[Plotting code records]
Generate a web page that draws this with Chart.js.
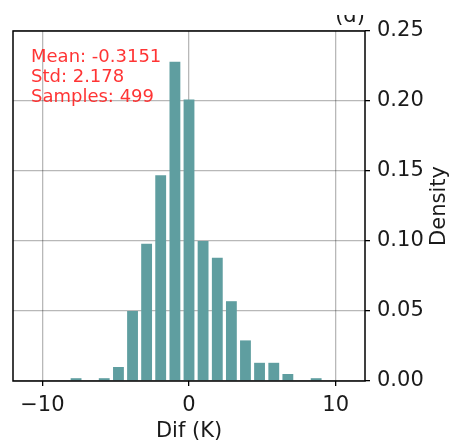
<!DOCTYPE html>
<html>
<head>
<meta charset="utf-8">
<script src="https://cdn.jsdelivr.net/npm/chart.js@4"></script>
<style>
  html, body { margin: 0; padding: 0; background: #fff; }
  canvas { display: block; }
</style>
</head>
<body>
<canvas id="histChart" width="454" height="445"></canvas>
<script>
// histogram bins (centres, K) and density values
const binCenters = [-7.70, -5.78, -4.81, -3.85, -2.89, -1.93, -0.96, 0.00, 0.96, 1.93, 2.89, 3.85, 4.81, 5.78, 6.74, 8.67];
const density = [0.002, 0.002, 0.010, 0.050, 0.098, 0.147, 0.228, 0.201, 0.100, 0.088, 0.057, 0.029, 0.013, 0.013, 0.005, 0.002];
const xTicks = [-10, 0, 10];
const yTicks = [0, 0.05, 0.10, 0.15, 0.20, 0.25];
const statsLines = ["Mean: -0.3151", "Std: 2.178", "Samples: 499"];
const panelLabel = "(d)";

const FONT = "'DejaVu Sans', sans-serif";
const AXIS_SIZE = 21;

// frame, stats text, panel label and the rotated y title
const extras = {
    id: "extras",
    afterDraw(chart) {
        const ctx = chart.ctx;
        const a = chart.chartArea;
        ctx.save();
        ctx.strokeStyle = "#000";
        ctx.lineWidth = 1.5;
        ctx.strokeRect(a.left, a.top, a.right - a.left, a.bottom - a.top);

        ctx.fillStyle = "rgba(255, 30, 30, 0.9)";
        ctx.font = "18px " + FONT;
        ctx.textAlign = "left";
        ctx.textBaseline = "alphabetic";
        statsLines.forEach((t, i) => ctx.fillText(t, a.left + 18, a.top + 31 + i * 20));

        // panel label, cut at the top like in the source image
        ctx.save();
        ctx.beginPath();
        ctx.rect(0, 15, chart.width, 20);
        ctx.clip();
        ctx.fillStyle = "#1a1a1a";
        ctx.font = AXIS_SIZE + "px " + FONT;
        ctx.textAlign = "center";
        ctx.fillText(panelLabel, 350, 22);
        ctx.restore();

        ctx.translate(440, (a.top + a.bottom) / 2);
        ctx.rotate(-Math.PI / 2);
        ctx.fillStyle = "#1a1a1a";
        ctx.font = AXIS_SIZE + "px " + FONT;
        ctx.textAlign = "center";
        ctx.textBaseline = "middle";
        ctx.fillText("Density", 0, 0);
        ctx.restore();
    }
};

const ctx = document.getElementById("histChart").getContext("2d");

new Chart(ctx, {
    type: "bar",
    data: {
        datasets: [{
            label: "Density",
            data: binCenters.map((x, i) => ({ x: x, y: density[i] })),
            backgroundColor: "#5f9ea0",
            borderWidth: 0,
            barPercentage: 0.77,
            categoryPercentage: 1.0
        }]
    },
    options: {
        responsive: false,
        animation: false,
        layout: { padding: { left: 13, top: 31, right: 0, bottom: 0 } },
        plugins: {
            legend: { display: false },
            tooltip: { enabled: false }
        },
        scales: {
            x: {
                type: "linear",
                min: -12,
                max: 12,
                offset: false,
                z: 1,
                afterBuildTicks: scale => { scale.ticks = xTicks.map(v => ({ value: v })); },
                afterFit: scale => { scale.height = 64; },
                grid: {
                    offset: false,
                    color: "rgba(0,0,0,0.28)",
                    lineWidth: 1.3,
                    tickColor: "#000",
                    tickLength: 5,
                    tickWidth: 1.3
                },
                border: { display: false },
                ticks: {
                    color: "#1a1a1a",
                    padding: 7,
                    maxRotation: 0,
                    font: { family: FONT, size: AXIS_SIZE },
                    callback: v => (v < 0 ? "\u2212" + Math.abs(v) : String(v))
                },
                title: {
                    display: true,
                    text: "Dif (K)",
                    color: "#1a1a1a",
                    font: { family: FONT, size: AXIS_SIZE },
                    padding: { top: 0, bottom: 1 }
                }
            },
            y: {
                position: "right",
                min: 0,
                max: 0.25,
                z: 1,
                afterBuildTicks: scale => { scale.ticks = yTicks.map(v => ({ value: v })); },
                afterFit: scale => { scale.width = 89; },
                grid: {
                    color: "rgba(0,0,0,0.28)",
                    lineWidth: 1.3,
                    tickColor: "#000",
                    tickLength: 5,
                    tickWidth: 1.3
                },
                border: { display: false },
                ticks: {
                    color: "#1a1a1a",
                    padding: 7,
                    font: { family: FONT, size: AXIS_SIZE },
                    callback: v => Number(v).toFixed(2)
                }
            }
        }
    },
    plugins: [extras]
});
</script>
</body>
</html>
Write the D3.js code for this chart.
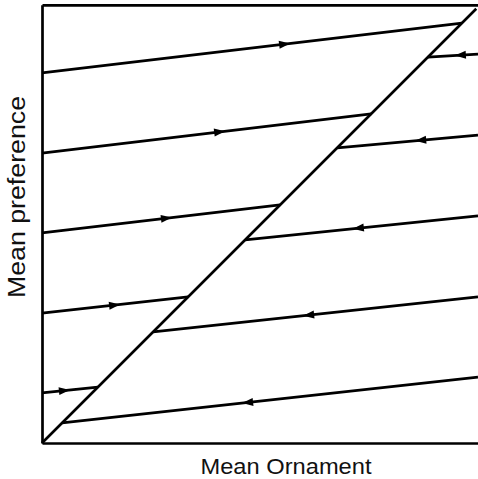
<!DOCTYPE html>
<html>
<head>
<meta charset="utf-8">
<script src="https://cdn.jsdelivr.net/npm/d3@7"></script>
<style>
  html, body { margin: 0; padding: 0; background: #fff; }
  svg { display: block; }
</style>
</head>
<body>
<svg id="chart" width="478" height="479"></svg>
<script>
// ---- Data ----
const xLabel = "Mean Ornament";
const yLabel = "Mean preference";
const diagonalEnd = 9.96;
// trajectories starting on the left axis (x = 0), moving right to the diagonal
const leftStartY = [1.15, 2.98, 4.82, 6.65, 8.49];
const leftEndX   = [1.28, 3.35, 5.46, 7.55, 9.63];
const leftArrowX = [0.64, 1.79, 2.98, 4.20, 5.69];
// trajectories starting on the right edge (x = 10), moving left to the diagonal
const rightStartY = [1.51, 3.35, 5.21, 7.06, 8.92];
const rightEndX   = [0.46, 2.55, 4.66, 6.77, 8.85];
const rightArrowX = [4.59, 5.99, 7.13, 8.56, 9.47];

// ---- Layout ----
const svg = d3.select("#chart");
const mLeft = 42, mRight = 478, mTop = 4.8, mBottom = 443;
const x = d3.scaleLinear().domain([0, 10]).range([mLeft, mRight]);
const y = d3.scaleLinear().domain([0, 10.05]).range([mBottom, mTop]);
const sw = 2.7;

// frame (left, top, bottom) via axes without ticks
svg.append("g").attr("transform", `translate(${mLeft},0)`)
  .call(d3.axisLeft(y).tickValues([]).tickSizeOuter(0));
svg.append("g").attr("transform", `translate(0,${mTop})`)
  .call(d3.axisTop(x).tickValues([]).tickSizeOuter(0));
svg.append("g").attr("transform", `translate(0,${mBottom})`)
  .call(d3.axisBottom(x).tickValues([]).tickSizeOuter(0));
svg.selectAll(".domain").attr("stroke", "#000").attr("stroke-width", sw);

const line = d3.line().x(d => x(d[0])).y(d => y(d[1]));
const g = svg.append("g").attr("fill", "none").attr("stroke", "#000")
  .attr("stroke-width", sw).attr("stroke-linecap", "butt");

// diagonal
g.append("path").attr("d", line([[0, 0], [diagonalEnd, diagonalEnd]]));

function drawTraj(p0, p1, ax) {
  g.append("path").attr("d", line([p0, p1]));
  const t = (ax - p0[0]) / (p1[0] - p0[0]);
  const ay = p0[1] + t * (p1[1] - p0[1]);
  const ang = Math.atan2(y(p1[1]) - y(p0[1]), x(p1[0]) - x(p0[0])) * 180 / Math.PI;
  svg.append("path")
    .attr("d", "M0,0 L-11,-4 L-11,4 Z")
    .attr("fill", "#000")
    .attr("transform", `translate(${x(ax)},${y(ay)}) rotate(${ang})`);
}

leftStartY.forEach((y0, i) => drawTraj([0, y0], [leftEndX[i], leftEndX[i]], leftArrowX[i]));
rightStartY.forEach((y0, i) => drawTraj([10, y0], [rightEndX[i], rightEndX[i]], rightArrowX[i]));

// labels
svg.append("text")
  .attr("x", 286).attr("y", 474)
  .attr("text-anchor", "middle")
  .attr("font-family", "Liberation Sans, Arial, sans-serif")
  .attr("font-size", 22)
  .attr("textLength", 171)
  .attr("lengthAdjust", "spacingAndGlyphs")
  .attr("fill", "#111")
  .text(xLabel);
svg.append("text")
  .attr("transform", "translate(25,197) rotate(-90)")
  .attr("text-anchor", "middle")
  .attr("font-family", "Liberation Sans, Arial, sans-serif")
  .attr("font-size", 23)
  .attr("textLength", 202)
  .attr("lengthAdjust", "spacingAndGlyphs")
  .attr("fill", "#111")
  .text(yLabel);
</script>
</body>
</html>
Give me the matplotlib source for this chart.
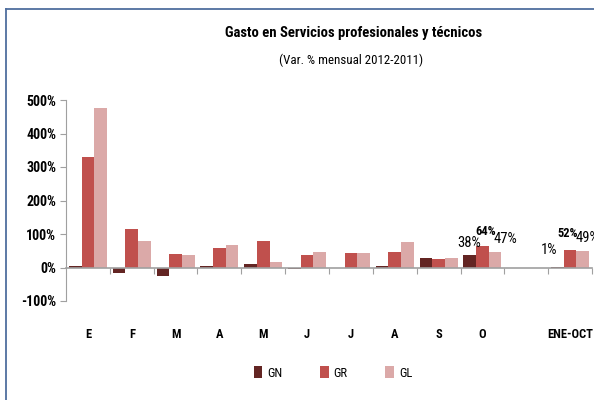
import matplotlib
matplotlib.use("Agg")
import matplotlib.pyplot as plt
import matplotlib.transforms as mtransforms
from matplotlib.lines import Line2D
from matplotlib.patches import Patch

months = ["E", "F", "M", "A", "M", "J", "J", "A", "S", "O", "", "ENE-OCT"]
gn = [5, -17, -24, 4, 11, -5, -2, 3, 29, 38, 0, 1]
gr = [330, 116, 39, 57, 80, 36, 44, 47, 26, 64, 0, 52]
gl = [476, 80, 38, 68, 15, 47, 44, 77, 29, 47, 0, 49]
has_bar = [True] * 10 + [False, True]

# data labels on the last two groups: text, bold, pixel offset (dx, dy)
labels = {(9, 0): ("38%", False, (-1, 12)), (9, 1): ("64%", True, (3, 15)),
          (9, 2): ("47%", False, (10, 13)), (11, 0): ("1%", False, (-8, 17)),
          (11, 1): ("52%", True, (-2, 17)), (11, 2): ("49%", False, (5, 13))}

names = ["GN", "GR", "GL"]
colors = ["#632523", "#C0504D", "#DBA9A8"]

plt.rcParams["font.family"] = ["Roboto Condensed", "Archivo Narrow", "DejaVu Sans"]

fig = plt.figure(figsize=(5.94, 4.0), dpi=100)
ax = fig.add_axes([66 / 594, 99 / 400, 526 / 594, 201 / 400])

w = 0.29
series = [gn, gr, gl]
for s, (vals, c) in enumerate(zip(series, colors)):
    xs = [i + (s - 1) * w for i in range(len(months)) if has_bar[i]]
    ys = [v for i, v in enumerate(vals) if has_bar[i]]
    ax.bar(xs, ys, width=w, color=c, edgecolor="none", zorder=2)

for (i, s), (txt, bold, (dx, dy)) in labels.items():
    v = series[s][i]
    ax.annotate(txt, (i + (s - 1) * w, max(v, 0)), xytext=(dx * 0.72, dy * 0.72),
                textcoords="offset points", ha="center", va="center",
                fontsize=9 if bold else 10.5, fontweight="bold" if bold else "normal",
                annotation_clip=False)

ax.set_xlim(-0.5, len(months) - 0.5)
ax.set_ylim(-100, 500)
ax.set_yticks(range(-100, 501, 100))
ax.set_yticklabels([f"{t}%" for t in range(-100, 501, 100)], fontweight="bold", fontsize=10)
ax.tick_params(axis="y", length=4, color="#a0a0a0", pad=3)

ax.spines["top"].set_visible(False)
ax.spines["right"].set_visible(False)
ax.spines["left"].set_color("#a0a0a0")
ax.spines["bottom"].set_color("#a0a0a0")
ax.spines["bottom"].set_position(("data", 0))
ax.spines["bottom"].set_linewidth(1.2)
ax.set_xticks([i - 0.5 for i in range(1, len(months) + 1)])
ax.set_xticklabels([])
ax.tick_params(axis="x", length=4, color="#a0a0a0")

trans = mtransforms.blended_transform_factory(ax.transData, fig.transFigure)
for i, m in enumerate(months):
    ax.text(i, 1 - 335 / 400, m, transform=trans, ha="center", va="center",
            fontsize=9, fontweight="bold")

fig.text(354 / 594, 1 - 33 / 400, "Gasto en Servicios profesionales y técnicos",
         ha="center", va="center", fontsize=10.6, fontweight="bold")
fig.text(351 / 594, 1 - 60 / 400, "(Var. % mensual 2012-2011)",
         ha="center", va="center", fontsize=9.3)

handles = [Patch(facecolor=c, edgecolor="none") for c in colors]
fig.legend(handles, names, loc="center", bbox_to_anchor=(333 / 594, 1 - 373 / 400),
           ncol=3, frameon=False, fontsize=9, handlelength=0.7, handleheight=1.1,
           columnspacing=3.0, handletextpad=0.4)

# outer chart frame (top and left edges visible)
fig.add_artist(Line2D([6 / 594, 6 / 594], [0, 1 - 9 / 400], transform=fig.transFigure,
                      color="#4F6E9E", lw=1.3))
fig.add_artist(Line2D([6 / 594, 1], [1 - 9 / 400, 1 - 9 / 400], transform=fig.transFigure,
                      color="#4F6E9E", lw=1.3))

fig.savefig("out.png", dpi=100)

TASK DIRECTIONS >>
Nothing but the lines from the one with "Give me the matplotlib source for this chart." down to the one with "from matplotlib.patches import Patch" should be printed, both of them included. Leave out the pictures.

SOLUTION >>
Give me the matplotlib source for this chart.
import matplotlib
matplotlib.use("Agg")
import matplotlib.pyplot as plt
import matplotlib.transforms as mtransforms
from matplotlib.lines import Line2D
from matplotlib.patches import Patch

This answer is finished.